Copy out the listing that follows, exact in every word, and skip the images.
________________
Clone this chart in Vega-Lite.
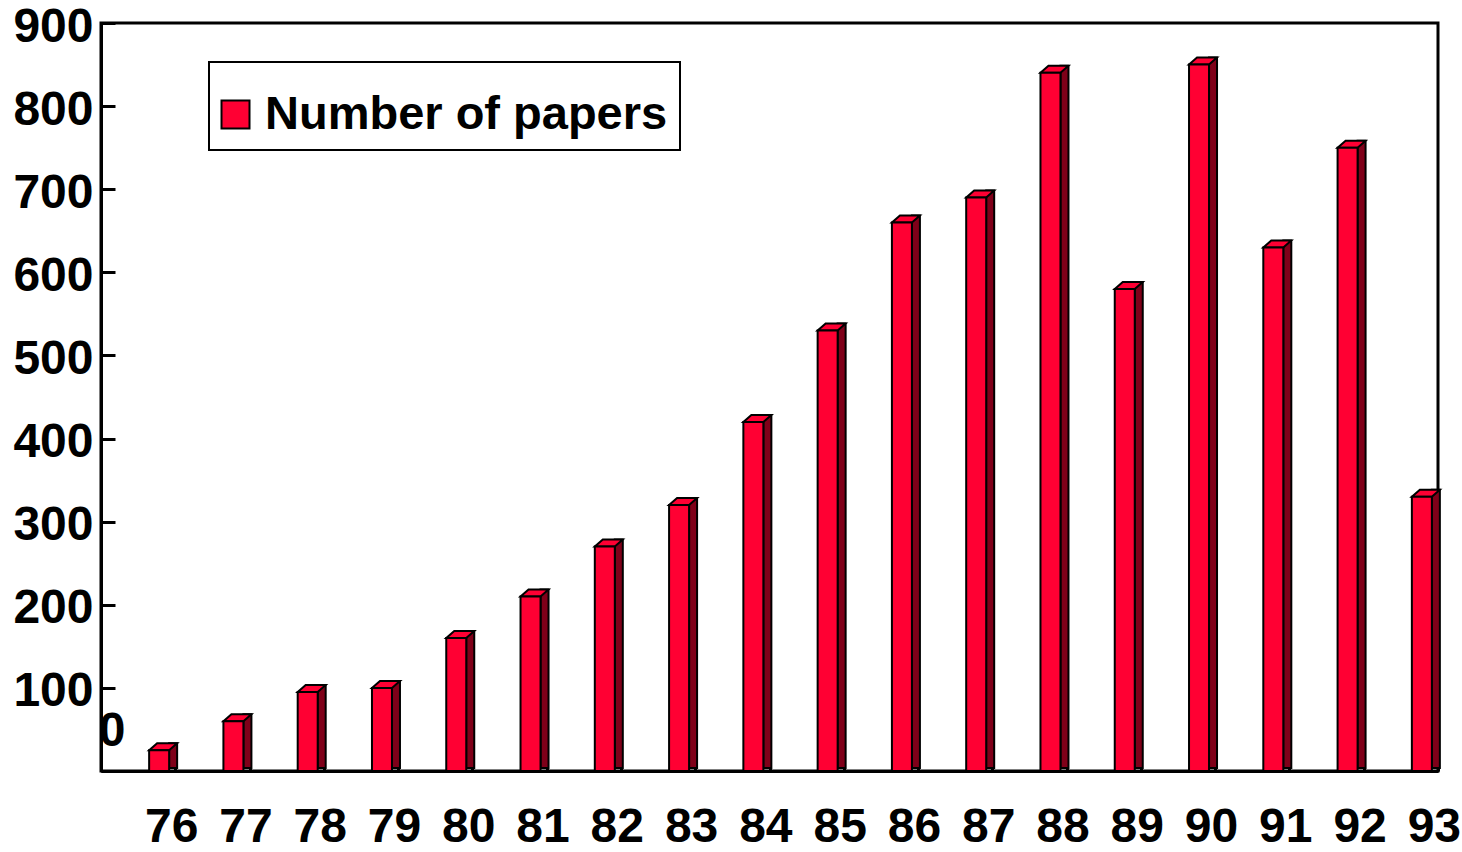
{
  "$schema": "https://vega.github.io/schema/vega-lite/v6.json",
  "autosize": {"type": "none"},
  "width": 1337,
  "height": 748,
  "padding": {"left": 101, "top": 23, "right": 24, "bottom": 81},
  "background": "white",
  "config": {
    "view": {"stroke": "black", "strokeWidth": 3},
    "font": "Liberation Sans",
    "axis": {
      "domainColor": "black",
      "domainWidth": 3,
      "tickColor": "black",
      "tickWidth": 3,
      "grid": false,
      "labelFont": "Liberation Sans",
      "labelFontWeight": "bold",
      "labelFontSize": 48,
      "labelColor": "black",
      "title": null
    },
    "legend": {
      "orient": "none",
      "legendX": 108,
      "legendY": 39,
      "strokeColor": "black",
      "strokeWidth": 2,
      "fillColor": "white",
      "padding": 12,
      "symbolType": "square",
      "symbolSize": 784,
      "symbolOffset": -9,
      "symbolStrokeColor": "black",
      "symbolStrokeWidth": 2,
      "labelFont": "Liberation Sans",
      "labelFontWeight": "bold",
      "labelFontSize": 47,
      "labelColor": "black",
      "labelOffset": 6,
      "labelLimit": 0,
      "titleFontSize": 2,
      "titlePadding": 15
    }
  },
  "data": {
    "values": [
      {"year": "76", "papers": 25, "series": "Number of papers"},
      {"year": "77", "papers": 60, "series": "Number of papers"},
      {"year": "78", "papers": 95, "series": "Number of papers"},
      {"year": "79", "papers": 100, "series": "Number of papers"},
      {"year": "80", "papers": 160, "series": "Number of papers"},
      {"year": "81", "papers": 210, "series": "Number of papers"},
      {"year": "82", "papers": 270, "series": "Number of papers"},
      {"year": "83", "papers": 320, "series": "Number of papers"},
      {"year": "84", "papers": 420, "series": "Number of papers"},
      {"year": "85", "papers": 530, "series": "Number of papers"},
      {"year": "86", "papers": 660, "series": "Number of papers"},
      {"year": "87", "papers": 690, "series": "Number of papers"},
      {"year": "88", "papers": 840, "series": "Number of papers"},
      {"year": "89", "papers": 580, "series": "Number of papers"},
      {"year": "90", "papers": 850, "series": "Number of papers"},
      {"year": "91", "papers": 630, "series": "Number of papers"},
      {"year": "92", "papers": 750, "series": "Number of papers"},
      {"year": "93", "papers": 330, "series": "Number of papers"}
    ]
  },
  "encoding": {
    "x": {
      "field": "year",
      "type": "ordinal",
      "scale": {"paddingInner": 0, "paddingOuter": 0},
      "axis": {
        "labelAngle": 0,
        "labelOffset": 33,
        "labelPadding": 43,
        "tickBand": "extent",
        "tickSize": -11
      }
    },
    "y": {
      "field": "papers",
      "type": "quantitative",
      "scale": {"domain": [0, 900], "nice": false},
      "axis": {
        "values": [0, 100, 200, 300, 400, 500, 600, 700, 800, 900],
        "tickSize": -14,
        "labelPadding": {"condition": {"test": "datum.value == 0", "value": -10}, "value": 22},
        "labelOffset": {"condition": {"test": "datum.value == 0", "value": -40}, "value": 4}
      }
    }
  },
  "layer": [
    {
      "mark": {
        "type": "bar",
        "fill": "#7f0019",
        "stroke": "black",
        "strokeWidth": 2,
        "width": 8,
        "xOffset": 35,
        "yOffset": -7,
        "y2Offset": -3
      },
      "encoding": {"y2": {"datum": 0}}
    },
    {
      "mark": {
        "type": "point",
        "shape": "M-1,0.25L-0.4286,-0.25L1,-0.25L0.4286,0.25Z",
        "size": 784,
        "filled": true,
        "fill": "#ff0033",
        "fillOpacity": 1,
        "opacity": 1,
        "stroke": "black",
        "strokeWidth": 2,
        "xOffset": 25,
        "yOffset": -3.5
      }
    },
    {
      "mark": {
        "type": "bar",
        "stroke": "black",
        "strokeWidth": 2,
        "width": 20,
        "xOffset": 21,
        "opacity": 1
      },
      "encoding": {
        "y2": {"datum": 0},
        "color": {
          "field": "series",
          "type": "nominal",
          "scale": {"range": ["#ff0033"]},
          "legend": {"title": " "}
        }
      }
    }
  ]
}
________________
FINISHED TASK -
Clone this chart in Vega-Lite.
{
  "$schema": "https://vega.github.io/schema/vega-lite/v6.json",
  "autosize": {"type": "none"},
  "width": 1337,
  "height": 748,
  "padding": {"left": 101, "top": 23, "right": 24, "bottom": 81},
  "background": "white",
  "config": {
    "view": {"stroke": "black", "strokeWidth": 3},
    "font": "Liberation Sans",
    "axis": {
      "domainColor": "black",
      "domainWidth": 3,
      "tickColor": "black",
      "tickWidth": 3,
      "grid": false,
      "labelFont": "Liberation Sans",
      "labelFontWeight": "bold",
      "labelFontSize": 48,
      "labelColor": "black",
      "title": null
    },
    "legend": {
      "orient": "none",
      "legendX": 108,
      "legendY": 39,
      "strokeColor": "black",
      "strokeWidth": 2,
      "fillColor": "white",
      "padding": 12,
      "symbolType": "square",
      "symbolSize": 784,
      "symbolOffset": -9,
      "symbolStrokeColor": "black",
      "symbolStrokeWidth": 2,
      "labelFont": "Liberation Sans",
      "labelFontWeight": "bold",
      "labelFontSize": 47,
      "labelColor": "black",
      "labelOffset": 6,
      "labelLimit": 0,
      "titleFontSize": 2,
      "titlePadding": 15
    }
  },
  "data": {
    "values": [
      {"year": "76", "papers": 25, "series": "Number of papers"},
      {"year": "77", "papers": 60, "series": "Number of papers"},
      {"year": "78", "papers": 95, "series": "Number of papers"},
      {"year": "79", "papers": 100, "series": "Number of papers"},
      {"year": "80", "papers": 160, "series": "Number of papers"},
      {"year": "81", "papers": 210, "series": "Number of papers"},
      {"year": "82", "papers": 270, "series": "Number of papers"},
      {"year": "83", "papers": 320, "series": "Number of papers"},
      {"year": "84", "papers": 420, "series": "Number of papers"},
      {"year": "85", "papers": 530, "series": "Number of papers"},
      {"year": "86", "papers": 660, "series": "Number of papers"},
      {"year": "87", "papers": 690, "series": "Number of papers"},
      {"year": "88", "papers": 840, "series": "Number of papers"},
      {"year": "89", "papers": 580, "series": "Number of papers"},
      {"year": "90", "papers": 850, "series": "Number of papers"},
      {"year": "91", "papers": 630, "series": "Number of papers"},
      {"year": "92", "papers": 750, "series": "Number of papers"},
      {"year": "93", "papers": 330, "series": "Number of papers"}
    ]
  },
  "encoding": {
    "x": {
      "field": "year",
      "type": "ordinal",
      "scale": {"paddingInner": 0, "paddingOuter": 0},
      "axis": {
        "labelAngle": 0,
        "labelOffset": 33,
        "labelPadding": 43,
        "tickBand": "extent",
        "tickSize": -11
      }
    },
    "y": {
      "field": "papers",
      "type": "quantitative",
      "scale": {"domain": [0, 900], "nice": false},
      "axis": {
        "values": [0, 100, 200, 300, 400, 500, 600, 700, 800, 900],
        "tickSize": -14,
        "labelPadding": {"condition": {"test": "datum.value == 0", "value": -10}, "value": 22},
        "labelOffset": {"condition": {"test": "datum.value == 0", "value": -40}, "value": 4}
      }
    }
  },
  "layer": [
    {
      "mark": {
        "type": "bar",
        "fill": "#7f0019",
        "stroke": "black",
        "strokeWidth": 2,
        "width": 8,
        "xOffset": 35,
        "yOffset": -7,
        "y2Offset": -3
      },
      "encoding": {"y2": {"datum": 0}}
    },
    {
      "mark": {
        "type": "point",
        "shape": "M-1,0.25L-0.4286,-0.25L1,-0.25L0.4286,0.25Z",
        "size": 784,
        "filled": true,
        "fill": "#ff0033",
        "fillOpacity": 1,
        "opacity": 1,
        "stroke": "black",
        "strokeWidth": 2,
        "xOffset": 25,
        "yOffset": -3.5
      }
    },
    {
      "mark": {
        "type": "bar",
        "stroke": "black",
        "strokeWidth": 2,
        "width": 20,
        "xOffset": 21,
        "opacity": 1
      },
      "encoding": {
        "y2": {"datum": 0},
        "color": {
          "field": "series",
          "type": "nominal",
          "scale": {"range": ["#ff0033"]},
          "legend": {"title": " "}
        }
      }
    }
  ]
}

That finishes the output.